Este pacto implica reconocer una derrota para la derecha tal como fue hasta ahora: no hubo capacidad, con la forma del Estado que defendió por 40 años, y con 8 años de gobierno propio, de generar los cambios que la población demandaba. Y ahora habrá que moverse desde el paradigma del Estado mínimo a uno de Estado social. Pero en vez de apostar por su pronto colapso, o por su aborto previo, se pueden negociar y defender límites que resguarden bienes fundamentales -como la iniciativa privada, el pluralismo institucional y el rol de la sociedad civil- y le otorguen robustez y proyección en el tiempo a dicho Estado.

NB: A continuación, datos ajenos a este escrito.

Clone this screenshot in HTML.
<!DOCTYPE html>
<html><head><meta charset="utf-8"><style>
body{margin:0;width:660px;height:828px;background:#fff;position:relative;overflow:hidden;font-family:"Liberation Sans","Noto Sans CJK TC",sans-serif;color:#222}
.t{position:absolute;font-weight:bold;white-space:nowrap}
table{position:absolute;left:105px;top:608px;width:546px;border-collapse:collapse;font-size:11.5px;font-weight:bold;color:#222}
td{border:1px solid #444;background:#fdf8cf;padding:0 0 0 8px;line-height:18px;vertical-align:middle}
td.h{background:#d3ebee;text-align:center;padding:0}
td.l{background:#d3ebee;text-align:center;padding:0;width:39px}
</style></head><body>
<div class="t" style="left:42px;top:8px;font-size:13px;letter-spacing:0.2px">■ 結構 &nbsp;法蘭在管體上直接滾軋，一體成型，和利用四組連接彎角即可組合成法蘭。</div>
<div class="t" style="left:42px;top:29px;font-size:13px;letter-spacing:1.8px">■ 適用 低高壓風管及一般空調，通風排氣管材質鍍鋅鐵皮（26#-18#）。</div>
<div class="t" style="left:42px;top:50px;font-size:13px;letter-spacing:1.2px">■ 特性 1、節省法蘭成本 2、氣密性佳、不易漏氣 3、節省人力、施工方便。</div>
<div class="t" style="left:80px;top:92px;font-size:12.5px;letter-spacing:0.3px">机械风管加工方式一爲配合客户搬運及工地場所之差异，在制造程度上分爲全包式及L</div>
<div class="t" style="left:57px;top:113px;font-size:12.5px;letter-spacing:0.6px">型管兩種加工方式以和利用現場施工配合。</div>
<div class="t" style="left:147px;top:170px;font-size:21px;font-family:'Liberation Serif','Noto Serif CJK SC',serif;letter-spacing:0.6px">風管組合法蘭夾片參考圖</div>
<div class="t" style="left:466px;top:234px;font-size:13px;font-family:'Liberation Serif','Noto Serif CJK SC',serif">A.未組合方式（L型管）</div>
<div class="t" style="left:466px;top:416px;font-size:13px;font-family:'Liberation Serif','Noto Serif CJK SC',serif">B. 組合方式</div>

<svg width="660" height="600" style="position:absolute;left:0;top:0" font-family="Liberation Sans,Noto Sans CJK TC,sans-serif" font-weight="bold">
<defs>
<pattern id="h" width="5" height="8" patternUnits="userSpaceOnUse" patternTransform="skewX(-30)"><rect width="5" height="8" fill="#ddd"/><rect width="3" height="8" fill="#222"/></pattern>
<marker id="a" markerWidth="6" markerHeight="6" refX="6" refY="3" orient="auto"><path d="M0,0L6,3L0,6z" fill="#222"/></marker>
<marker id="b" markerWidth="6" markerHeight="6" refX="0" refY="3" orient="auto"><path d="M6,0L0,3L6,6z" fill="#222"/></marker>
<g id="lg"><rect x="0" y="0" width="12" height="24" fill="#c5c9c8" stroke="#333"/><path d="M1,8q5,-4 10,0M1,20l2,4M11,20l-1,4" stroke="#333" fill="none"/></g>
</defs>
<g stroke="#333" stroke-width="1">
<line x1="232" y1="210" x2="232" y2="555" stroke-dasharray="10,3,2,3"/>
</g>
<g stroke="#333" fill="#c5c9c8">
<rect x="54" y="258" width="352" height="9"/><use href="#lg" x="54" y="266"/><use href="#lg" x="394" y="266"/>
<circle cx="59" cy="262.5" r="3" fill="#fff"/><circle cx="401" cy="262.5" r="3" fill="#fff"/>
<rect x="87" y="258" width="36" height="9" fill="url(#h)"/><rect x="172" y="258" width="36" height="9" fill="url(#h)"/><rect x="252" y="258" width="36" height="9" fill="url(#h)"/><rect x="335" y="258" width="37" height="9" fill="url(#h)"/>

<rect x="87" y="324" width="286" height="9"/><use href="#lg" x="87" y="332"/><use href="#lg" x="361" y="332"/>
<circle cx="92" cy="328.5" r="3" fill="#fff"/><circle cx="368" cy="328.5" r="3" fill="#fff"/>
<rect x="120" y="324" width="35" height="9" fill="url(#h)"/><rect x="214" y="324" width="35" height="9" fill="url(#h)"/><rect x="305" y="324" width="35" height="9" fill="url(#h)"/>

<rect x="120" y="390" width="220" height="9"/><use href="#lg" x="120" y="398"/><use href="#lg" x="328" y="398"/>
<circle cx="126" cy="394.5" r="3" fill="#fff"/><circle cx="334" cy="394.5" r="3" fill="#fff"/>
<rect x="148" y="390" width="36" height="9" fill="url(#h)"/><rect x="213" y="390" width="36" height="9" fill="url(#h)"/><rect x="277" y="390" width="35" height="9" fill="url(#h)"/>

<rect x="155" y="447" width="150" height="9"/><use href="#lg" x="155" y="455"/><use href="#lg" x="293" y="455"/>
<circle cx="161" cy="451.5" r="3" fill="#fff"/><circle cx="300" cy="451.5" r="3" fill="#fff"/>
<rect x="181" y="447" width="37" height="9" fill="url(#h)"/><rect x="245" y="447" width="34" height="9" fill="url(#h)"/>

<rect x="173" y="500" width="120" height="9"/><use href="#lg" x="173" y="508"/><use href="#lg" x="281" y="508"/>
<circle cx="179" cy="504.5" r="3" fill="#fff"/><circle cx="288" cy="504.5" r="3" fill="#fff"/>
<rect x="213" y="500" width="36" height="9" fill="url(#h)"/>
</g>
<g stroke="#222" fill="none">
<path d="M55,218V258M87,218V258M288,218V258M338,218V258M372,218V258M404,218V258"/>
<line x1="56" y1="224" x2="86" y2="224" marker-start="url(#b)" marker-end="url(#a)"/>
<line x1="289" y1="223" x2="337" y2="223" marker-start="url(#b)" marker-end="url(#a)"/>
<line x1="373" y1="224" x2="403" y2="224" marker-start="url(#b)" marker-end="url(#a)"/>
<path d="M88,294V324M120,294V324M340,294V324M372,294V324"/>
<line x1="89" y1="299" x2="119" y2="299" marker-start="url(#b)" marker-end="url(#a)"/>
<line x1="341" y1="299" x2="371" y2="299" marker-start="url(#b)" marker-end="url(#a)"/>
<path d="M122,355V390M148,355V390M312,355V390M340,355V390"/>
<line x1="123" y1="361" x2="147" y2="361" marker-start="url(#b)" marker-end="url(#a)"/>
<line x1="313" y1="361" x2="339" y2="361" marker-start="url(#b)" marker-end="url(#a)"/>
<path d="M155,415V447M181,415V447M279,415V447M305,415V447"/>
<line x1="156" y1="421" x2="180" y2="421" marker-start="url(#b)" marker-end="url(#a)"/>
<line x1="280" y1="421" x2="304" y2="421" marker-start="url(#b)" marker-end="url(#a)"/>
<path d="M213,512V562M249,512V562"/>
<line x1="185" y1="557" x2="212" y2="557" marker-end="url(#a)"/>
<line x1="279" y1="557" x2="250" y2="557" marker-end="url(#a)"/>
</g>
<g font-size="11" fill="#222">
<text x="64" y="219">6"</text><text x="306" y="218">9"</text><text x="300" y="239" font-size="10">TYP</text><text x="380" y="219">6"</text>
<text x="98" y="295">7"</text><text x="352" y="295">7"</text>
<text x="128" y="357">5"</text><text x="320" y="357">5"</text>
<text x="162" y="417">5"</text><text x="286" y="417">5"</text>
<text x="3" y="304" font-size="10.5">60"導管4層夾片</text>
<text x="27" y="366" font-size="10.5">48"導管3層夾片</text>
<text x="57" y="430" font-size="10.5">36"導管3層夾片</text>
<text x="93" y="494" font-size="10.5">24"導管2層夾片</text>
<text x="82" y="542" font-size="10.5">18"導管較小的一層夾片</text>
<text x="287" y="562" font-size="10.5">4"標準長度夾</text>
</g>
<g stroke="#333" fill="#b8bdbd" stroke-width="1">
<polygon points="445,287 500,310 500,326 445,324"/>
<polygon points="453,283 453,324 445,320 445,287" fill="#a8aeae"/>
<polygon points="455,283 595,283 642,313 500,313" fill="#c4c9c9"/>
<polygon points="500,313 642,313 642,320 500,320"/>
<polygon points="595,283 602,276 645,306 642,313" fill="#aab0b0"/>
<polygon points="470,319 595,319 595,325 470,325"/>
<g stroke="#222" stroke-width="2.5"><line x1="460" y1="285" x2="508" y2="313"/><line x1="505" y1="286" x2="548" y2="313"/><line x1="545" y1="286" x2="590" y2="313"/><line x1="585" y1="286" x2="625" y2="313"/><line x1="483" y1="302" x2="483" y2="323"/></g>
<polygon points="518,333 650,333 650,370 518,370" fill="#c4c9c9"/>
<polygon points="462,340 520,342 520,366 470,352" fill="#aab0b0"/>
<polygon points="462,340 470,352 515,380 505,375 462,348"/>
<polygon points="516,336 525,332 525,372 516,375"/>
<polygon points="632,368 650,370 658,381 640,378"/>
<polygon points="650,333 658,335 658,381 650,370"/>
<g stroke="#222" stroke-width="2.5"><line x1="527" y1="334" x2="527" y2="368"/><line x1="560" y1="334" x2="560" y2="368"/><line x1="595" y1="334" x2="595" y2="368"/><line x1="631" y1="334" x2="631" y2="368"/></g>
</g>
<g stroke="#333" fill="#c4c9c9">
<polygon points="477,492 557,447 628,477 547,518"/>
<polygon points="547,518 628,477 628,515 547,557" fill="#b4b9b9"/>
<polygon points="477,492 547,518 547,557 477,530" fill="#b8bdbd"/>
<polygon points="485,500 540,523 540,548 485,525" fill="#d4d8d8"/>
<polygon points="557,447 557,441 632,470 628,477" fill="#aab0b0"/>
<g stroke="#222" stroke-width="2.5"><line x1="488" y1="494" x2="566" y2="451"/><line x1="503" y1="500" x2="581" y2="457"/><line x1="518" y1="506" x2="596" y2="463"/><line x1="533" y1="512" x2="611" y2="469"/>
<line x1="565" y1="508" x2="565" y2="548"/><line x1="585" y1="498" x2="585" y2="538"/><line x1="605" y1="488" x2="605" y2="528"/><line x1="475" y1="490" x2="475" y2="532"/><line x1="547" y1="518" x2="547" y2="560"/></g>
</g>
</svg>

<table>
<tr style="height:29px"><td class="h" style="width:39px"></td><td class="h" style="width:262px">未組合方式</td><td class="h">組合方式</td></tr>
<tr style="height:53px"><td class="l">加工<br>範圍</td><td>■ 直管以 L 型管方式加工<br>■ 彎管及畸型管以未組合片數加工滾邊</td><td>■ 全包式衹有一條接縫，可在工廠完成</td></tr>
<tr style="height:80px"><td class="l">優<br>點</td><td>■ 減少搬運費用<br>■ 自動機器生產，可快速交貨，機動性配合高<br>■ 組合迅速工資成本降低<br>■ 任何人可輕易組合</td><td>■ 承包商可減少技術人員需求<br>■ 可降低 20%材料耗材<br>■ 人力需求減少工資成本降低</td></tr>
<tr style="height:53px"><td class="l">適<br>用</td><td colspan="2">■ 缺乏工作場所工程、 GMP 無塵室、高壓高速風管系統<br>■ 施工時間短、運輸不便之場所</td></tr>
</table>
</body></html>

Hoy la izquierda anda buena para la pachotada. Les gusta repetir que el nuevo orden lo deciden ellos y nadie más. Todo en ese tono de pasarela y farándula narcisista que tiene tomada la política. Pero lo cierto es que profesionalizar el Estado chileno, reformar los mercados y ampliar la capacidad de cobertura de ambos exige compromisos de largo plazo entre distintos sectores políticos y sociales. Se requieren amplias y transversales lealtades para que esto funcione. Y eso incluye a la derecha y al capital privado. La alternativa son acuerdos precarios y un escenario faccioso de lucha de élites, lucha de clases y lucha entre capital y Estado. El resultado de esa batalla campal claramente no es prosperidad alguna. Sería un desastre para las clases medias que asumen su situación prepandémica como un “desde”.

La convención constitucional, por muchos gestos simbólicos que genere, se validará en sus resultados. Fueron elegidos con votaciones mediocres para ejercer cargos en el marco de un acuerdo que fue validado por una votación histórica. Están al debe y al servicio de la ciudadanía. Y lo que le deben son las bases de un orden legítimo, estable y capaz de generar lealtades amplias para echar a andar reformas de mediano y largo plazo que cambien progresivamente el rostro del país de aquí a 20 años. Hasta ahora, no es que el poncho parezca quedarles grande, sino que no parecen interesados en ponérselo. Pero eso puede y debe cambiar: ningún ser humano es definitivamente incapaz de hacer el esfuerzo de ponerse a la altura de las circunstancias. Se puede fallar, claro, pero hay que tratar primero.